Title: Determination of Selected B-complex Vitamins in the NIST Multivitamin Reference Standard Material by Stable Isotope Dilution Mass Spectrometry (Experimental Biology, April, 2007, Washington, D.C.) Authors
Submitted to: Experimental Biology
Publication Type: Abstract Only
Publication Acceptance Date: November 3, 2006
Publication Date: April 1, 2007
Citation: Chen, P., Ozcan, M., Wolf, W.R. 2007. Determination of Selected B-complex Vitamins in the NIST Multivitamin Reference Standard Material by Stable Isotope Dilution Mass Spectrometry. Experimental Biology, April 25, 2007, Washington, D.C. Technical Abstract: There is increased interest in accurately assessing the total dietary intake of vitamins from all sources, including foods and dietary supplements. Isotope dilution can be a definitive analytical method for very accurate concentration determinations. Thus, a liquid chromatographic (LC) isotope dilution mass spectrometric (IDMS) method for determination of multiple water soluble vitamins in dietary supplement tablets has been investigated.
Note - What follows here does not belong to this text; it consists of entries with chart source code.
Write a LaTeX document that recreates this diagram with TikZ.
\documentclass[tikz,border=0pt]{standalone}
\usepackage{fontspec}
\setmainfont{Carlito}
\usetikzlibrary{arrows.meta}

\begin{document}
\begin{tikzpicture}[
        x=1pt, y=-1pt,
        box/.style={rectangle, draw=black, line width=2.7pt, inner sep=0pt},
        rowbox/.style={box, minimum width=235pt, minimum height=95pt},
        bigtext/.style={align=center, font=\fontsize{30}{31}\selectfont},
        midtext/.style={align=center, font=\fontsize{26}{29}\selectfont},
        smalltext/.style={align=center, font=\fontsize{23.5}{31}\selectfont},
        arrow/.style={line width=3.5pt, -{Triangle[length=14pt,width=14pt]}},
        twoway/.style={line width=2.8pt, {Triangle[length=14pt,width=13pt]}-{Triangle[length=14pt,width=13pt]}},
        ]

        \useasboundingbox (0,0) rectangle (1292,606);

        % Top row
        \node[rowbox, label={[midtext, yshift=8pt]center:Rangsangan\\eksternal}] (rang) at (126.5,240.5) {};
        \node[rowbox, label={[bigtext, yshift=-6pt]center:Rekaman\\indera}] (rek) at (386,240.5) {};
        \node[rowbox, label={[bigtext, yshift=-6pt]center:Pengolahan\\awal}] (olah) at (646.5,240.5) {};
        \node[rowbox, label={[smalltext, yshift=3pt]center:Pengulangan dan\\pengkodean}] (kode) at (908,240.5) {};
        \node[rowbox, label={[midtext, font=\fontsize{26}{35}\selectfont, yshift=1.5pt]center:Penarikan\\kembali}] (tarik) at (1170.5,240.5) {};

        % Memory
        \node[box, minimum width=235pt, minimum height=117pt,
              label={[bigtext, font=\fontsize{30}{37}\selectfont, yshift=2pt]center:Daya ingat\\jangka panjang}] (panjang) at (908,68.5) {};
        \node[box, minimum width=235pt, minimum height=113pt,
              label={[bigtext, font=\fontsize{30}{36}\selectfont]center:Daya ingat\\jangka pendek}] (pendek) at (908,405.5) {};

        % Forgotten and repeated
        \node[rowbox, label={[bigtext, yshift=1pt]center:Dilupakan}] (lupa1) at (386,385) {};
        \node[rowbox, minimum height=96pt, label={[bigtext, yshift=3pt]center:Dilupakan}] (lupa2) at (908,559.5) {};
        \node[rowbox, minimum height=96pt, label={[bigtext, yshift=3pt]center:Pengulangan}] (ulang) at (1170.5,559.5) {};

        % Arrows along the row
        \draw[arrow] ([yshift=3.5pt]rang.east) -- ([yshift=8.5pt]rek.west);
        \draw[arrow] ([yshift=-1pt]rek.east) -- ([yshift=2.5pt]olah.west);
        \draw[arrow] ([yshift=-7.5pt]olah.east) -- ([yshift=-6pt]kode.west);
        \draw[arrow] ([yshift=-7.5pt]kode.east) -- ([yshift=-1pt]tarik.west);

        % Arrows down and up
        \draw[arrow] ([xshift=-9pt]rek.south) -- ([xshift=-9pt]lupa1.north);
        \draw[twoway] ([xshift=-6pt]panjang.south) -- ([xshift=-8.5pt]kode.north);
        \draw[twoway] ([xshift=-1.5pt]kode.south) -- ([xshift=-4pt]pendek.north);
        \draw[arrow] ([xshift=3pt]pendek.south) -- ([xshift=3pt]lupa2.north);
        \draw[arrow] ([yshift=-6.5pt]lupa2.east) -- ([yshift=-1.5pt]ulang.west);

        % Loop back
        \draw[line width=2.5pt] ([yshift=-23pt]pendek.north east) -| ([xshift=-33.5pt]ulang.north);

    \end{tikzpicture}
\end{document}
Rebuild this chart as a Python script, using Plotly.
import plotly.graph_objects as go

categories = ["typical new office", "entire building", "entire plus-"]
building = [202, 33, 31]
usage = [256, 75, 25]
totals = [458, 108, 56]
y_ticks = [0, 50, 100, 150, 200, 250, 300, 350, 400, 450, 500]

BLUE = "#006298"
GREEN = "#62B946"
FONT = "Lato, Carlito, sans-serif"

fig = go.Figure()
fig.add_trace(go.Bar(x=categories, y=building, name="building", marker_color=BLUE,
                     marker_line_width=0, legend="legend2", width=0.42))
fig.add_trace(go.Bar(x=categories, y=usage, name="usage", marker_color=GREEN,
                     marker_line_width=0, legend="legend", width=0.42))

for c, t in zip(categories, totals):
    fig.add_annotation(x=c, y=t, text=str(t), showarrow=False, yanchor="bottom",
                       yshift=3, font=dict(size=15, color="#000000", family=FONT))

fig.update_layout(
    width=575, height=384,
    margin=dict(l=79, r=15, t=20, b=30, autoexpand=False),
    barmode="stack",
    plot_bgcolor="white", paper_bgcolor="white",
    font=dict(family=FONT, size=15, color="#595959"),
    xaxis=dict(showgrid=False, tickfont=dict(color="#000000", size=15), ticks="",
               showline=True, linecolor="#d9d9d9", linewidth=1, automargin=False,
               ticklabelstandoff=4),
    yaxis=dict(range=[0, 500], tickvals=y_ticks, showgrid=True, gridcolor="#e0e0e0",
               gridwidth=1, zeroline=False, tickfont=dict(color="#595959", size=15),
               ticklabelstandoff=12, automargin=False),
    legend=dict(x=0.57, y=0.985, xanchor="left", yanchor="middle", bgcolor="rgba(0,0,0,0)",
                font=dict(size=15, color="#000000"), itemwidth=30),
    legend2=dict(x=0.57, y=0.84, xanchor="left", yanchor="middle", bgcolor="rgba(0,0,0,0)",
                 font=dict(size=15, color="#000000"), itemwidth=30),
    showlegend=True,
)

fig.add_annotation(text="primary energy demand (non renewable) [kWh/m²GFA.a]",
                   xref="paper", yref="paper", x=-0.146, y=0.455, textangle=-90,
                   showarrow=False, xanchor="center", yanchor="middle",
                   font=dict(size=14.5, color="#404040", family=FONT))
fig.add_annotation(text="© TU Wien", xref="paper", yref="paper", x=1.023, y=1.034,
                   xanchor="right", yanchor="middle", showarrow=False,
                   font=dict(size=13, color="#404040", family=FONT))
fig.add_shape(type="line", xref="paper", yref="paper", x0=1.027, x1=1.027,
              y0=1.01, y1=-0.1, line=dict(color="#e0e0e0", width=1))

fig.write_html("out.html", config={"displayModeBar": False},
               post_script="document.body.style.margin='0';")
As part of a collaborative characterization of the NIST SRM 3280: Multivitamin/Multimineral Tablets, isotopically labeled (13C and/or 2H) B-vitamins (B1-thiamine, B6-pyridoxine, nicotinamide, pantothenic acid, folic acid and biotin) were obtained from commercial sources, with support of the Office of Dietary Supplements (NIH). Our LC-IDMS method (developed in part to help assign values to SRM 3280) uses a C18 reverse phase column, an Agilent 1100 HPLC system, and a Quattro Micro triple-quad mass spectrometer (MS). B-vitamin determination was achieved using a gradient LC profile combined with MS/MS detection in MRM (multiple reaction monitoring) mode. Stock solutions of the isotopically labeled vitamins were calibrated against USP standard solutions. The SRM tablets, with added amounts of the six isotopically labeled B-vitamins, were extracted and analyzed in a single LC run. Unknown vitamin concentrations were calculated by comparing the ratio of the integrated LC peak at the different masses of the unlabeled and labeled vitamins.